Source code of charts:

◆ ◆ ◆ ◆ ◆ ◆ ◆

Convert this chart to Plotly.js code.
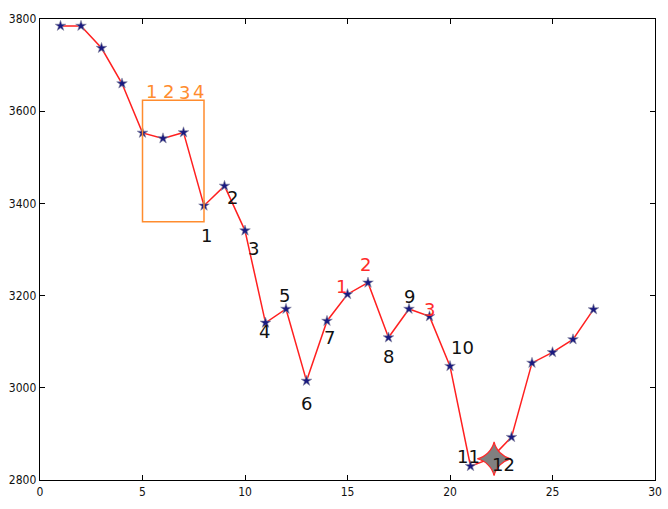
<!DOCTYPE html>
<html>
<head>
<meta charset="utf-8">
<script src="https://cdn.plot.ly/plotly-3.0.1.min.js"></script>
<style>html,body{margin:0;padding:0;background:#fff}#chart{width:668px;height:509px}</style>
</head>
<body>
<div id="chart"></div>
<script>
const xs = [1,2,3,4,5,6,7,8,9,10,11,12,13,14,15,16,17,18,19,20,21,22,23,24,25,26,27];
const ys = [3785,3785,3737,3660,3553,3541,3554,3395,3438,3341,3141,3171,3015,3145,3203,3228,3109,3171,3155,3047,2830,2847,2893,3054,3077,3105,3170];

// black wave labels: text, x, y
const blackText = ['1','2','3','4','5','6','7','8','9','10','11','12'];
const blackX = [8.1,9.4,10.4,10.95,11.95,13.0,14.1,17.0,18.0,20.6,20.9,22.6];
const blackY = [3330,3413,3302,3122,3200,2965,3110,3068,3198,3088,2850,2833];

// red labels
const redText = ['1','2','3'];
const redX = [14.7,15.9,19.0];
const redY = [3220,3267,3170];

// orange labels over box
const orangeText = ['1','2','3','4'];
const orangeX = [5.45,6.25,7.05,7.75];
const orangeY = [3643,3643,3640,3643];

// box extents
const boxX = [5,8];
const boxY = [3360,3624];

// highlight star
const starX = [22.15];
const starY = [2846];

const annotations = [];
function addText(arr, ax, ay, color) {
  arr.forEach((t, i) => annotations.push({
    x: ax[i], y: ay[i], text: t, showarrow: false,
    font: {family: 'DejaVu Sans, Verdana, sans-serif', size: 18, color: color},
    xanchor: 'center', yanchor: 'middle'
  }));
}
addText(blackText, blackX, blackY, '#111');
addText(redText, redX, redY, '#ff2a2a');
addText(orangeText, orangeX, orangeY, '#ff8c2e');

const data = [
  {x: xs, y: ys, type: 'scatter', mode: 'lines+markers',
   line: {color: '#ff2020', width: 1.5},
   marker: {symbol: 'star', size: 8, color: '#1a1a80', line: {color: '#8a8aa0', width: 0.6}},
   hoverinfo: 'none'},
  {x: starX, y: starY, type: 'scatter', mode: 'markers',
   marker: {symbol: 'star-diamond', size: 24, color: '#808080', line: {color: '#ff2a2a', width: 1.2}},
   hoverinfo: 'none'}
];

const axisCommon = {
  showgrid: false, zeroline: false, showline: true, mirror: 'ticks',
  linecolor: '#000', linewidth: 1.3, ticks: 'inside', ticklen: 5, tickcolor: '#000',
  tickfont: {family: 'Liberation Sans Narrow, DejaVu Sans Condensed, Arial Narrow, sans-serif', size: 12, color: '#111'}
};

const layout = {
  width: 668, height: 509,
  margin: {l: 40, r: 13, t: 19, b: 29},
  paper_bgcolor: '#fff', plot_bgcolor: '#fff',
  showlegend: false,
  xaxis: Object.assign({}, axisCommon, {range: [0, 30], tickvals: [0,5,10,15,20,25,30]}),
  yaxis: Object.assign({}, axisCommon, {range: [2800, 3800], tickvals: [2800,3000,3200,3400,3600,3800]}),
  shapes: [{type: 'rect', xref: 'x', yref: 'y', x0: boxX[0], x1: boxX[1], y0: boxY[0], y1: boxY[1],
            line: {color: '#ff8c2e', width: 1.5}, fillcolor: 'rgba(0,0,0,0)'}],
  annotations: annotations
};

Plotly.newPlot('chart', data, layout, {staticPlot: true});
</script>
</body>
</html>
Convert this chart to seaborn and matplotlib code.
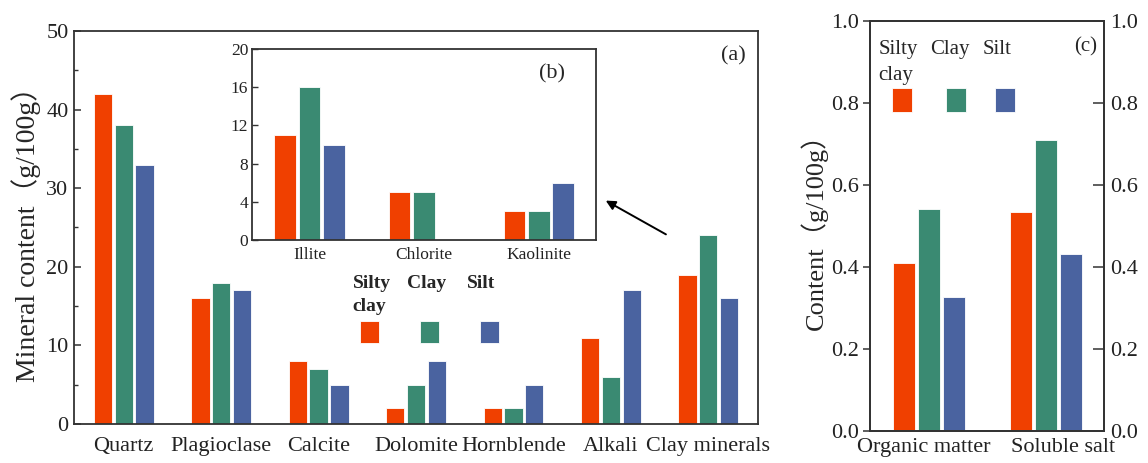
import numpy as np
import pandas as pd
import matplotlib
matplotlib.use("Agg")
import matplotlib.pyplot as plt
import matplotlib.transforms as mtransforms
from matplotlib.patches import Rectangle
import seaborn as sns

# ---------------- data ----------------
series = ["Silty clay", "Clay", "Silt"]
colors = ["#F04000", "#3A8A72", "#4A63A0"]

minerals = ["Quartz", "Plagioclase", "Calcite", "Dolomite", "Hornblende", "Alkali", "Clay minerals"]
min_silty_clay = [42, 16, 8, 2, 2, 11, 19]
min_clay = [38, 18, 7, 5, 2, 6, 24]
min_silt = [33, 17, 5, 8, 5, 17, 16]

clays = ["Illite", "Chlorite", "Kaolinite"]
clay_silty_clay = [11, 5, 3]
clay_clay = [16, 5, 3]
clay_silt = [10, 0, 6]

others = ["Organic matter", "Soluble salt"]
oth_silty_clay = [0.41, 0.533]
oth_clay = [0.54, 0.71]
oth_silt = [0.325, 0.432]

a_yticks = [0, 10, 20, 30, 40, 50]
b_yticks = [0, 4, 8, 12, 16, 20]
c_yticks = [0.0, 0.2, 0.4, 0.6, 0.8, 1.0]


def long_df(cats, a, b, c):
    rows = []
    for s, vals in zip(series, [a, b, c]):
        for cat, v in zip(cats, vals):
            rows.append({"cat": cat, "series": s, "value": v})
    return pd.DataFrame(rows)


df_a = long_df(minerals, min_silty_clay, min_clay, min_silt)
df_b = long_df(clays, clay_silty_clay, clay_clay, clay_silt)
df_c = long_df(others, oth_silty_clay, oth_clay, oth_silt)

# ---------------- style ----------------
sns.set_theme(style="ticks")
plt.rcParams["font.family"] = ["Liberation Serif", "Noto Sans CJK SC", "DejaVu Sans"]
plt.rcParams["axes.edgecolor"] = "#333333"
plt.rcParams["axes.linewidth"] = 1.3
plt.rcParams["xtick.color"] = "#333333"
plt.rcParams["ytick.color"] = "#333333"
plt.rcParams["xtick.labelcolor"] = "#222222"
plt.rcParams["ytick.labelcolor"] = "#222222"

fig = plt.figure(figsize=(11.48, 4.63), dpi=100)
ax_a = fig.add_axes([0.0645, 0.0842, 0.5958, 0.849])
ax_b = fig.add_axes([0.2198, 0.4816, 0.2994, 0.4126])
ax_c = fig.add_axes([0.7578, 0.0698, 0.2041, 0.8855])

pal = dict(zip(series, colors))
bar_kw = dict(x="cat", y="value", hue="series", hue_order=series, palette=pal,
              width=0.64, gap=0.12, edgecolor="white", linewidth=0.6,
              saturation=1, legend=False, errorbar=None)

# ---------------- (a) ----------------
sns.barplot(data=df_a, order=minerals, ax=ax_a, **bar_kw)
ax_a.set_xlim(-0.51, 6.51)
ax_a.set_ylim(0, 50)
ax_a.set_yticks(a_yticks)
ax_a.set_yticks(np.arange(5, 50, 10), minor=True)
ax_a.tick_params(axis="y", which="major", direction="in", length=5, width=1.1, labelsize=16, pad=4)
ax_a.tick_params(axis="y", which="minor", direction="in", length=3, width=1.0)
ax_a.tick_params(axis="x", length=0, labelsize=16, pad=9)
ax_a.set_xlabel("")
ax_a.set_ylabel("Mineral content（g/100g）", fontsize=20, labelpad=4)
for sp in ax_a.spines.values():
    sp.set_visible(True)
ax_a.text(0.982, 0.926, "(a)", transform=ax_a.transAxes, ha="right", va="baseline", fontsize=16)

# legend (a)
leg_text_x = [0.4075, 0.4864, 0.5741]
leg_labels_a = ["Silty\nclay", "Clay", "Silt"]
for xt, lab in zip(leg_text_x, leg_labels_a):
    ax_a.text(xt, 0.379, lab, transform=ax_a.transAxes, ha="left", va="top",
              fontsize=14, fontweight="bold", linespacing=1.45)
for xs, col in zip([0.4181, 0.5058, 0.5936], colors):
    ax_a.add_patch(Rectangle((xs, 0.2053), 0.0278, 0.0575, transform=ax_a.transAxes,
                             facecolor=col, edgecolor="white", linewidth=0.6))

ax_a.annotate("", xy=(0.7738, 0.5718), xytext=(0.8689, 0.479),
              xycoords="axes fraction", textcoords="axes fraction",
              arrowprops=dict(arrowstyle="-|>", color="black", lw=1.4, mutation_scale=14))

# ---------------- (b) inset ----------------
sns.barplot(data=df_b, order=clays, ax=ax_b, **bar_kw)
ax_b.set_xlim(-0.5, 2.5)
ax_b.set_ylim(0, 20)
ax_b.set_yticks(b_yticks)
ax_b.tick_params(axis="y", direction="in", length=4, width=1.0, labelsize=12.5, pad=3)
ax_b.tick_params(axis="x", length=0, labelsize=12.5, pad=5)
ax_b.set_xlabel("")
ax_b.set_ylabel("")
for sp in ax_b.spines.values():
    sp.set_visible(True)
    sp.set_linewidth(1.3)
ax_b.text(0.91, 0.843, "(b)", transform=ax_b.transAxes, ha="right", va="baseline", fontsize=16)

# ---------------- (c) ----------------
sns.barplot(data=df_c, order=others, ax=ax_c, **bar_kw)
ax_c.set_xlim(-0.5, 1.5)
ax_c.set_ylim(0, 1.0)
ax_c.set_yticks(c_yticks)
ax_c.set_yticklabels([f"{v:.1f}" for v in c_yticks])
ax_c.tick_params(axis="y", direction="out", length=5, width=1.1, labelsize=16, pad=3)
ax_c.tick_params(axis="x", length=0, labelsize=16, pad=5)
ax_c.set_xlabel("")
ax_c.set_ylabel("Content（g/100g）", fontsize=19, labelpad=2)
for sp in ax_c.spines.values():
    sp.set_visible(True)
# nudge the two category labels apart, as in the reference
for lab, dx in zip(ax_c.get_xticklabels(), [-0.05, 0.17]):
    lab.set_transform(lab.get_transform() + mtransforms.ScaledTranslation(dx, 0, fig.dpi_scale_trans))

ax_c2 = ax_c.twinx()
ax_c2.set_ylim(0, 1.0)
ax_c2.set_yticks(c_yticks)
ax_c2.set_yticklabels([f"{v:.1f}" for v in c_yticks])
ax_c2.tick_params(axis="y", direction="in", length=8, width=1.1, labelsize=16, pad=4)
ax_c.text(0.969, 0.924, "(c)", transform=ax_c.transAxes, ha="right", va="baseline", fontsize=15)

leg_labels_c = ["Silty\nclay", "Clay", "Silt"]
for xt, lab in zip([0.0354, 0.256, 0.479], leg_labels_c):
    ax_c.text(xt, 0.953, lab, transform=ax_c.transAxes, ha="left", va="top",
              fontsize=15, linespacing=1.5)
for xs, col in zip([0.0922, 0.3244, 0.5335], colors):
    ax_c.add_patch(Rectangle((xs, 0.7766), 0.087, 0.06, transform=ax_c.transAxes,
                             facecolor=col, edgecolor="white", linewidth=0.6))

fig.savefig("out.png", dpi=100)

◆ ◆ ◆ ◆ ◆ ◆ ◆

Leaving out all pictures, set down exactly the lines of the material above, from the line with "Convert this chart to seaborn" to the line with "df_c = long_df(others, oth_silty_clay, oth_clay, oth_silt)" inclusive, and no others.

#### RIGHT ANSWER:
Convert this chart to seaborn and matplotlib code.
import numpy as np
import pandas as pd
import matplotlib
matplotlib.use("Agg")
import matplotlib.pyplot as plt
import matplotlib.transforms as mtransforms
from matplotlib.patches import Rectangle
import seaborn as sns

# ---------------- data ----------------
series = ["Silty clay", "Clay", "Silt"]
colors = ["#F04000", "#3A8A72", "#4A63A0"]

minerals = ["Quartz", "Plagioclase", "Calcite", "Dolomite", "Hornblende", "Alkali", "Clay minerals"]
min_silty_clay = [42, 16, 8, 2, 2, 11, 19]
min_clay = [38, 18, 7, 5, 2, 6, 24]
min_silt = [33, 17, 5, 8, 5, 17, 16]

clays = ["Illite", "Chlorite", "Kaolinite"]
clay_silty_clay = [11, 5, 3]
clay_clay = [16, 5, 3]
clay_silt = [10, 0, 6]

others = ["Organic matter", "Soluble salt"]
oth_silty_clay = [0.41, 0.533]
oth_clay = [0.54, 0.71]
oth_silt = [0.325, 0.432]

a_yticks = [0, 10, 20, 30, 40, 50]
b_yticks = [0, 4, 8, 12, 16, 20]
c_yticks = [0.0, 0.2, 0.4, 0.6, 0.8, 1.0]


def long_df(cats, a, b, c):
    rows = []
    for s, vals in zip(series, [a, b, c]):
        for cat, v in zip(cats, vals):
            rows.append({"cat": cat, "series": s, "value": v})
    return pd.DataFrame(rows)


df_a = long_df(minerals, min_silty_clay, min_clay, min_silt)
df_b = long_df(clays, clay_silty_clay, clay_clay, clay_silt)
df_c = long_df(others, oth_silty_clay, oth_clay, oth_silt)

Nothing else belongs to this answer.